The most important aspect of a CFO’s job is assisting the CEO in making informed, strategic decisions. These decisions are heavily reliant on the availability of accurate, timely, and relevant data. If the financials are a mess, it is much more difficult, if not impossible, for the executive team to make good business decisions.
The Fundamentals of a Balance Sheet
The balance sheet accounts for the assets, liabilities, and equity of the company. Every transaction made by the company changes the balance sheet over the course of a month. Significant changes in the balance sheet can alert executives to changes in the cash conversion cycle, receivables turnover, and cash flow issues.
Register Transactions in the Appropriate Time
Accounting for a transaction in the incorrect period can throw off cash flow forecasts and make balance sheet reconciliation difficult. Check to ensure that payables are resolved in the proper period.

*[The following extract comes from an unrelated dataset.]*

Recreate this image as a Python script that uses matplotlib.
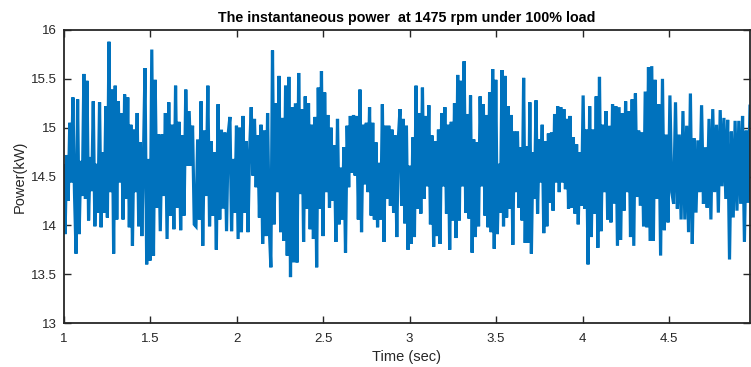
import numpy as np
import matplotlib
matplotlib.use("Agg")
import matplotlib.pyplot as plt

# Instantaneous power samples (kW), grouped by consecutive time spans
power_seg1 = [14.61, 13.91, 14.72, 14.25, 15.05, 14.44, 15.31, 14.34, 13.71, 15.29,
              13.91, 14.66, 14.30, 15.55, 14.27, 15.48, 14.05, 14.70, 14.35, 15.27,
              13.99, 14.63, 14.13, 15.26, 13.98, 14.75, 14.13, 15.22, 14.08, 15.88,
              14.34, 15.39, 13.71, 15.43, 14.06, 15.27, 14.44, 15.15, 14.06, 15.34,
              14.27, 15.31, 13.98, 15.03, 13.79, 14.98, 14.34, 15.15, 13.99, 14.85,
              13.89, 14.68]
power_seg2 = [15.61, 13.60, 14.68, 13.64, 15.80, 13.69, 15.49, 14.18, 14.93, 13.94,
              14.93, 14.30, 15.15, 13.86, 15.26, 14.10, 15.03, 13.96, 15.43, 14.18,
              15.06, 13.95, 14.92, 14.10, 15.39, 14.61, 15.17, 14.61, 15.02, 14.01,
              13.99, 14.88, 14.06, 15.27, 13.79, 14.97, 14.30, 15.43, 13.99, 14.86,
              14.10, 14.75, 13.75, 15.24, 14.06, 14.98, 14.17, 14.95, 13.94, 14.94]
power_seg3 = [15.11, 13.94, 14.68, 14.13, 15.02, 13.86, 15.00, 13.93, 15.12, 14.13,
              14.86, 13.93, 14.75, 15.21, 14.51, 15.09, 14.39, 14.92, 14.08, 15.03,
              13.81, 14.97, 13.89, 15.15, 13.99, 13.57, 15.79, 14.01, 15.25, 14.34,
              15.53, 13.93, 15.10, 13.84, 15.43, 13.69, 15.52, 13.47, 15.21, 13.62,
              15.25, 13.62, 15.56, 14.32, 15.19, 13.83, 15.32, 14.17, 15.25, 13.96,
              15.03, 13.86]
power_seg4 = [15.11, 13.57, 15.41, 14.17, 15.58, 13.89, 15.36, 14.34, 15.13, 14.18,
              15.00, 14.25, 14.82, 13.83, 15.09, 14.01, 14.59, 14.06, 14.80, 13.72,
              15.02, 14.39, 15.12, 14.54, 15.13, 14.51, 15.12, 14.06, 15.39, 13.93,
              15.03, 14.42, 15.05, 14.34, 15.21, 14.10, 15.05, 14.06, 14.85, 13.98,
              14.64, 14.06, 15.24, 13.83, 15.02, 14.27, 15.02, 14.20, 14.98, 14.13,
              14.92, 13.88, 14.90]
power_seg5 = [15.19, 14.20, 15.09, 14.02, 15.02, 13.75, 14.61, 13.81, 14.90, 13.88,
              15.43, 14.17, 15.15, 14.12, 15.41, 14.27, 15.12, 14.40, 15.23, 14.01,
              14.92, 13.78, 14.86, 13.89, 14.98, 13.81, 15.15, 14.40, 15.21, 14.12,
              15.03, 13.75, 15.06, 14.05, 15.25, 13.87, 15.54, 14.05, 15.48, 14.40,
              15.68, 14.13, 15.14, 14.07, 15.33, 13.72, 14.88, 13.88, 14.85, 13.99,
              15.32, 14.40, 15.24]
power_seg6 = [14.10, 15.13, 13.98, 15.36, 13.93, 15.60, 13.76, 15.49, 13.91, 14.63,
              14.13, 15.59, 13.99, 15.53, 14.08, 15.22, 14.17, 15.13, 13.80, 14.96,
              14.34, 14.96, 14.18, 14.80, 14.05, 15.51, 13.82, 14.81, 13.82, 15.26,
              13.71, 14.75, 14.27, 15.28, 14.12, 14.88, 14.44, 15.03, 13.92, 14.86,
              13.99, 14.94, 14.23, 14.95, 14.15, 15.14, 14.44, 15.22, 14.34, 15.21,
              14.44, 15.19, 14.37, 15.09, 14.17]
power_seg7 = [15.12, 14.18, 14.90, 14.12, 14.83, 14.01, 14.75, 14.20, 15.33, 14.17,
              14.98, 13.60, 15.22, 13.88, 14.98, 14.12, 15.32, 13.77, 15.52, 13.94,
              15.03, 14.34, 15.17, 14.06, 15.02, 14.03, 15.24, 14.22, 15.22, 13.79,
              15.21, 13.85, 15.15, 14.15, 15.27, 14.34, 15.17, 13.88, 15.29, 13.79,
              15.35, 14.29, 14.97, 14.20, 14.95, 13.99, 15.37, 13.98, 15.62, 13.84,
              15.63, 13.84]
power_seg8 = [15.49, 14.27, 15.24, 13.69, 15.50, 13.95, 14.93, 14.03, 15.33, 14.34,
              14.22, 15.26, 14.17, 14.93, 14.06, 15.17, 14.06, 15.02, 13.93, 15.35,
              13.81, 14.89, 14.13, 14.87, 14.34, 15.23, 14.22, 14.80, 14.18, 15.09,
              14.06, 15.19, 14.34, 15.03, 14.13, 15.18, 14.40, 15.10, 14.27, 15.08,
              13.65, 14.96, 14.08, 15.07, 14.15, 15.07, 14.22, 15.12, 13.83, 14.97,
              14.23, 15.22]

segments = [power_seg1, power_seg2, power_seg3, power_seg4,
            power_seg5, power_seg6, power_seg7, power_seg8]
# Start/end time (s) of each span
segment_edges_s = [1.0, 1.471, 1.962, 2.454, 2.945, 3.436, 3.928, 4.419, 4.968]

x_ticks = [1, 1.5, 2, 2.5, 3, 3.5, 4, 4.5]
x_tick_labels = ["1", "1.5", "2", "2.5", "3", "3.5", "4", "4.5"]
y_ticks = [13, 13.5, 14, 14.5, 15, 15.5, 16]
y_tick_labels = ["13", "13.5", "14", "14.5", "15", "15.5", "16"]

t_parts = []
for i, seg in enumerate(segments):
    last = i == len(segments) - 1
    t_parts.append(np.linspace(segment_edges_s[i], segment_edges_s[i + 1],
                               len(seg), endpoint=last))
time_s = np.concatenate(t_parts)
power_kw = np.concatenate([np.asarray(s, dtype=float) for s in segments])

plt.rcParams["font.family"] = ["Liberation Sans", "DejaVu Sans"]
axis_color = "#262626"

fig = plt.figure(figsize=(7.51, 3.67), dpi=100)
ax = fig.add_axes([63.5 / 751, 44 / 367, 686.5 / 751, 293 / 367])

ax.plot(time_s, power_kw, color="#0072BD", linewidth=2.3, solid_joinstyle="miter")

ax.set_xlim(segment_edges_s[0], segment_edges_s[-1])
ax.set_ylim(13, 16)
ax.set_xticks(x_ticks)
ax.set_xticklabels(x_tick_labels)
ax.set_yticks(y_ticks)
ax.set_yticklabels(y_tick_labels)

ax.tick_params(direction="in", length=5, width=1.0, colors=axis_color,
               labelsize=9.5, top=True, right=True)
ax.tick_params(axis="x", pad=7)
ax.tick_params(axis="y", pad=5)
for side in ax.spines.values():
    side.set_color(axis_color)
    side.set_linewidth(1.3)

ax.set_title("The instantaneous power  at 1475 rpm under 100% load",
             fontsize=10.3, fontweight="bold", color="black", pad=6)
ax.set_xlabel("Time (sec)", fontsize=10.5, color=axis_color, labelpad=4)
ax.set_ylabel("Power(kW)", fontsize=10.5, color=axis_color, labelpad=3)

fig.savefig("out.png", dpi=100)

Your Balance Sheet Must Be Balanced
Yes, it’s rudimentary, but your balance sheet should always balance. If your Assets do not equal your Liabilities + Equity, you have done something incorrectly. Check accounts at least once a month, before closing, to ensure that they are correct.
Make Use of Your Corrected Financial Data
After you’ve corrected the balance sheet errors, you’ll need to double-check your other financials. Because it informs other financial statements, you’ll need to update anything that pulls data from your balance sheet as well. Most importantly, correct any errors in your income and cash flow statements.